They may not be able to return to the only country they really know, the one in which they came of age.
But to three immigrant activists who were brought to the United States illegally as children, the high-stakes move is one they must make to draw attention to immigration laws they feel make no sense.
The immigrants are traveling to Mexico and trying to come back into the United States.
Under U.S. law, all three are in the country illegally even though they grew up in America. The three, members of the National Immigrant Youth Alliance, want to draw attention to the law and the huge jump in deportations carried out under the Obama administration, and to reaffirm their attachment to the country where they were raised.
"I know you're going to think that I'm crazy for doing this, for leaving the U.S., for coming to Mexico but, to be honest, I think it is crazier that I had to wait 15 years to see my family," Lizbeth Mateo, one of the activists, said in a video posted on the Alliance's Facebook page.
Mateo traveled to Oaxaca a week ago, while the two other activists — one who has applied for a government program that lets young immigrants live in the U.S. on renewable two-year stays — went to Mexico on Wednesday, said Domenic Powell, one of the Alliance's founders.
Powell declined to provide details on the three, or on how or where they will attempt to re-enter the country, other than to say it will occur Monday.
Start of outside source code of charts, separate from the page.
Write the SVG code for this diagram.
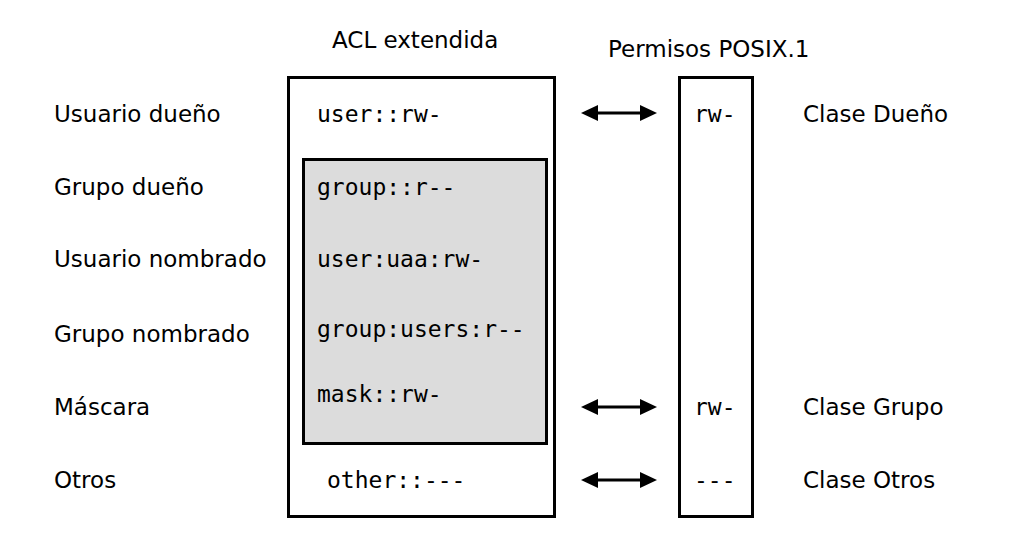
<svg xmlns="http://www.w3.org/2000/svg" width="1035" height="541" viewBox="0 0 1035 541">
<style>
.lbl{font-family:"DejaVu Sans","Noto Sans",sans-serif;font-size:23px;fill:#000}
.mono{font-family:"DejaVu Sans Mono","Liberation Mono",monospace;font-size:23px;fill:#000}
.box{fill:#fff;stroke:#000;stroke-width:3}
.inner{fill:#dcdcdc;stroke:#000;stroke-width:3}
.arr{stroke:#000;stroke-width:3;fill:none;marker-start:url(#ah);marker-end:url(#ah)}
</style>
<defs>
<marker id="ah" viewBox="0 0 17 16" refX="8" refY="8" markerWidth="17" markerHeight="16" markerUnits="userSpaceOnUse" orient="auto-start-reverse">
<path d="M0,0 L17,8 L0,16 Z" fill="#000"/>
</marker>
</defs>
<rect width="1035" height="541" fill="#fff"/>
<g id="titles">
<text class="lbl" x="332" y="48">ACL extendida</text>
<text class="lbl" x="608" y="57">Permisos POSIX.1</text>
</g>
<g id="left-labels">
<text class="lbl" x="54" y="122">Usuario dueño</text>
<text class="lbl" x="54" y="195">Grupo dueño</text>
<text class="lbl" x="54" y="267">Usuario nombrado</text>
<text class="lbl" x="54" y="342">Grupo nombrado</text>
<text class="lbl" x="54" y="415">Máscara</text>
<text class="lbl" x="54" y="488">Otros</text>
</g>
<g id="acl">
<rect class="box" x="288.5" y="77.5" width="266" height="439"/>
<text class="mono" x="317" y="122">user::rw-</text>
<g id="group-class">
<rect class="inner" x="303.5" y="159.5" width="243" height="284"/>
<text class="mono" x="317" y="195">group::r--</text>
<text class="mono" x="317" y="267">user:uaa:rw-</text>
<text class="mono" x="317" y="337">group:users:r--</text>
<text class="mono" x="317" y="402">mask::rw-</text>
</g>
<text class="mono" x="327" y="488">other::---</text>
</g>
<g id="posix">
<rect class="box" x="679.5" y="77.5" width="73" height="439"/>
<text class="mono" x="694" y="122">rw-</text>
<text class="mono" x="694" y="415">rw-</text>
<text class="mono" x="694" y="488">---</text>
</g>
<g id="right-labels">
<text class="lbl" x="803" y="122">Clase Dueño</text>
<text class="lbl" x="803" y="415">Clase Grupo</text>
<text class="lbl" x="803" y="488">Clase Otros</text>
</g>
<g id="connectors">
<line class="arr" x1="590" y1="113" x2="648" y2="113"/>
<line class="arr" x1="590" y1="407" x2="648" y2="407"/>
<line class="arr" x1="590" y1="480" x2="648" y2="480"/>
</g>
</svg>
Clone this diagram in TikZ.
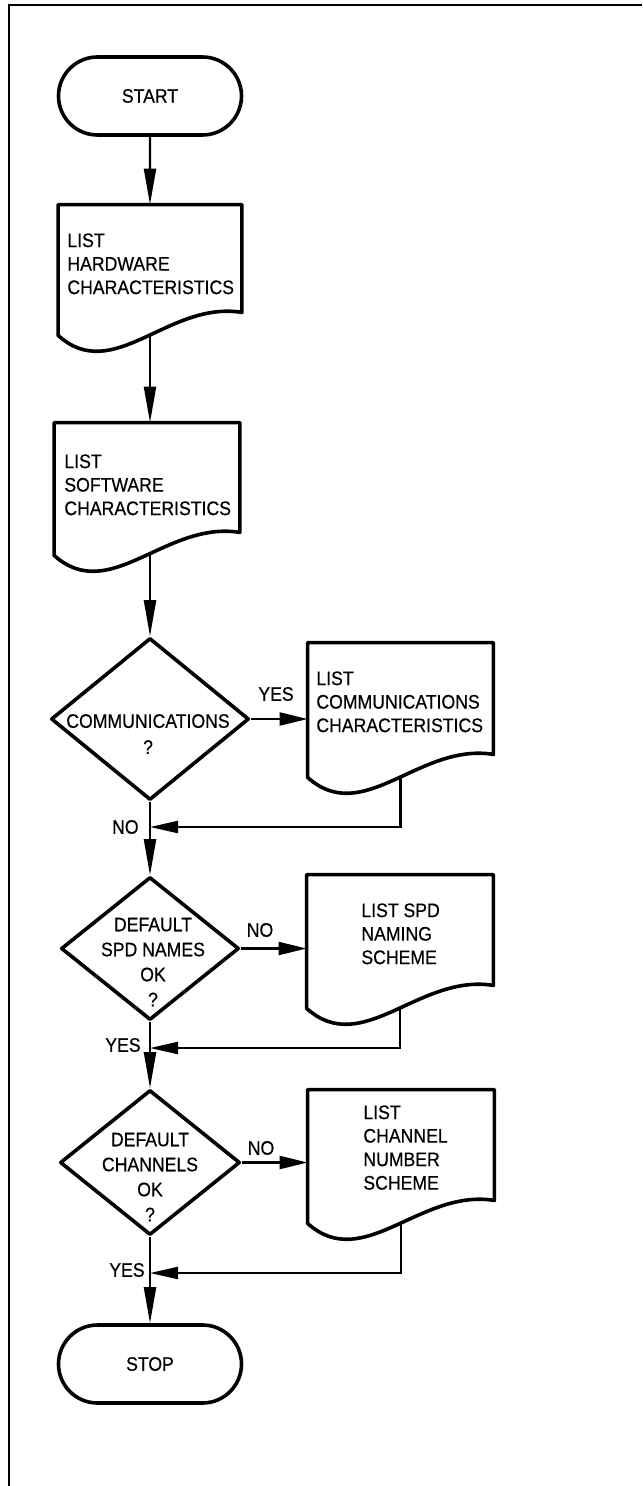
\documentclass[tikz,border=0pt]{standalone}
\usepackage{fontspec}
\setmainfont{Liberation Sans}[FakeStretch=0.9,FakeBold=0.5]
\usetikzlibrary{shapes.geometric,shapes.misc,arrows.meta,calc}

\tikzset{
  px/.style={x=0.5pt,y=-0.5pt},
  shapeline/.style={draw=black, line width=1.8pt, line join=round},
  term/.style={rounded rectangle, shapeline, minimum width=91.5pt, minimum height=39pt, inner sep=0pt},
  docarea/.style={rectangle, draw=none, inner sep=0pt},
  decision/.style={diamond, shapeline, inner sep=0pt},
  doctext/.style={align=left, inner sep=0pt, anchor=north west, font=\fontsize{9.8}{11.75}\selectfont},
  dectext/.style={align=center, inner sep=0pt, font=\fontsize{9.8}{12.5}\selectfont},
  lbl/.style={inner sep=0pt},
  vflow/.style={draw=black, line width=1.1pt, -{Triangle[length=18pt,width=6pt]}},
  hflow/.style={draw=black, line width=1.1pt, -{Triangle[length=14pt,width=6.5pt]}},
  retline/.style={draw=black, line width=1.1pt, -{Triangle[length=14pt,width=6pt]}},
  frameline/.style={draw=black, line width=1.2pt},
}

\newcommand\docoutline[1]{%
  \draw[shapeline] (#1.south west) -- (#1.north west) -- (#1.north east) -- ([shift={(0,-23)}]#1.south east)
    .. controls ($(#1.south west)!0.6!(#1.south east)+(0,-35)$) and ($(#1.south west)!0.3!(#1.south east)+(0,50)$) .. (#1.south west) -- cycle;}

\begin{document}
\begin{tikzpicture}[px, font=\fontsize{9.8}{11.75}\selectfont]
\useasboundingbox (0,0) rectangle (642,1486);

% frame
\coordinate (ftl) at (9,5);
\coordinate (ftr) at (642,5);
\coordinate (fbl) at (9,1486);
\draw[frameline] (ftr) -- (ftl) -- (fbl);

% nodes
\node[term] (start) at (150,96) {START};
\node[docarea, minimum width=91.5pt, minimum height=65pt] (hw) at (150,270) {};
\node[docarea, minimum width=92.5pt, minimum height=66pt] (sw) at (147,489) {};
\node[decision, minimum width=99pt, minimum height=81pt] (d1) at (150,719) {};
\node[docarea, minimum width=92.5pt, minimum height=67pt] (comm) at (400.5,710) {};
\node[decision, minimum width=89pt, minimum height=71.5pt] (d2) at (150,948.5) {};
\node[docarea, minimum width=93pt, minimum height=66.5pt] (spd) at (400,941.5) {};
\node[decision, minimum width=90pt, minimum height=72.5pt] (d3) at (150,1162.5) {};
\node[docarea, minimum width=93pt, minimum height=66.5pt] (chan) at (401,1156.5) {};
\node[term] (stop) at (150,1364) {STOP};

\docoutline{hw}
\docoutline{sw}
\docoutline{comm}
\docoutline{spd}
\docoutline{chan}

% texts
\node[doctext] (hwt) at (67,233) {LIST\\HARDWARE\\CHARACTERISTICS};
\node[doctext] (swt) at (64,454) {LIST\\SOFTWARE\\CHARACTERISTICS};
\node[doctext] (commt) at (316,671) {LIST\\COMMUNICATIONS\\CHARACTERISTICS};
\node[doctext] (spdt) at (361,903) {LIST SPD\\NAMING\\SCHEME};
\node[doctext] (chant) at (363,1105) {LIST\\CHANNEL\\NUMBER\\SCHEME};

\node[dectext, font=\fontsize{9.8}{13}\selectfont] (d1t) at (148,734) {COMMUNICATIONS\\?};
\node[dectext] (d2t) at (153,962) {DEFAULT\\SPD NAMES\\OK\\?};
\node[dectext] (d3t) at (150,1177) {DEFAULT\\CHANNELS\\OK\\?};

% junctions
\coordinate (j1) at (150,827);
\coordinate (j2) at (150,1048);
\coordinate (j3) at (150,1273);

% main flow
\draw[vflow] (start) -- (hw);
\draw[vflow] (hw.south) -- (hw.south |- sw.north);
\draw[vflow] (d1.north |- sw.south) -- (d1.north);
\draw[vflow] (d1.south) -- (d2.north);
\draw[vflow] (d2.south) -- (d3.north);
\draw[vflow] (d3.south) -- (stop.north);

% branches
\draw[hflow] (d1.east) -- (d1.east -| comm.west);
\draw[hflow] (d2.east) -- (d2.east -| spd.west);
\draw[hflow] (d3.east) -- (d3.east -| chan.west);

% returns
\draw[retline] (comm.south) |- (j1);
\draw[retline] (spd.south) |- (j2);
\draw[retline] (chan.south) |- (j3);

% labels
\node[lbl] (yes1) at (276,694) {YES};
\node[lbl] (no2) at (260,930) {NO};
\node[lbl] (no3) at (261,1148) {NO};
\node[lbl, anchor=east] (no1) at (139,827) {NO};
\node[lbl, anchor=east] (yes2) at (141,1045) {YES};
\node[lbl, anchor=east] (yes3) at (145,1270) {YES};
\end{tikzpicture}
\end{document}
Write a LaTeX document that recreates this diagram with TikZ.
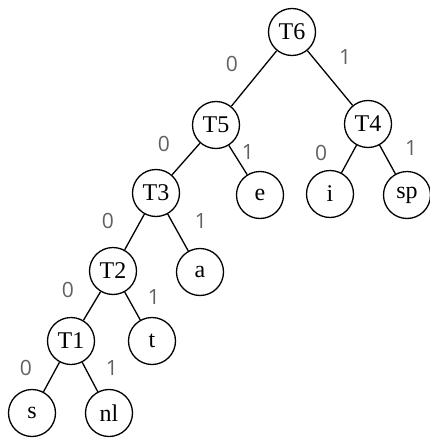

He said the organization doesn't want to divulge information because it wants to see how agents from Customs and Border Protection react when they encounter the three.
"We want them to act in a way as they normally would, as they always do," he said.
The activists plan to meet with others who were deported to Mexico or left on their own and will try to return to the U.S. with them, Powell said.
Customs and Border Protection did not immediately respond to a request for comment.
Deportations have exploded in recent years, topping 400,000 in 2012, more than double the number seven years earlier. U.S. lawmakers are debating an overhaul to the country's immigration system that could include a fix for immigrants who were brought in illegally as children. Many have grown up in America and have no recollection of life in another country, but they have no legal status in the U.S.
"Whether immigration reform happens or not, they should be here in the U.S. because they live here and this is their home," said Powell, whose group in the past has organized sit-ins in politicians' offices over the administration's immigration policies.